No. ISO 9001 is not proof that a product is defect-free, durable, compliant, or high-performing in real-world use because the certification mainly evaluates documented management systems rather than destructive testing, field durability, or engineering validation.
A disciplined factory can still ship junk.
Happens every year.
Why do importers misunderstand ISO 9001 certification?
Many importers misunderstand ISO 9001 because suppliers market the certificate as broad evidence of “international quality,” even though the standard itself mainly measures process organization, documentation discipline, and audit structures rather than actual product conformity or engineering performance.
Sales language blurs the line intentionally sometimes.
How should buyers verify suppliers beyond ISO 9001?
Importers should verify suppliers through factory audits, production inspections, component traceability checks, third-party testing, welding validation, material certifications, load testing, and direct examination of manufacturing capability instead of relying only on management-system certificates.
Paper alone isn’t enough.
Never was.
Your Next Steps
If you’re sourcing drilling rigs, compressors, crawler systems, or mining equipment internationally, stop treating ISO 9001 like some universal anti-failure shield.
It isn’t.
Use it as one signal — maybe a useful one — but only one.

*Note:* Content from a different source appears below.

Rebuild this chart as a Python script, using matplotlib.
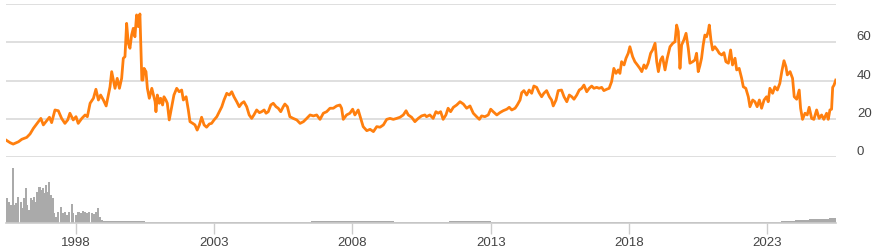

The factories worth trusting usually talk openly about:
- rejected parts,
- supplier traceability,
- repair records,
- QC bottlenecks,
- hydraulic cleanliness,
- weld procedures,
- and real production limitations.
That honesty matters more than polished certificates.
Honestly? I trust slightly messy factories with brutally transparent engineering managers more than pristine sales offices overloaded with framed paperwork and rehearsed marketing language.
Because eventually the steel tells the truth. The hydraulics do too. And the field always exposes fake quality systems in the end.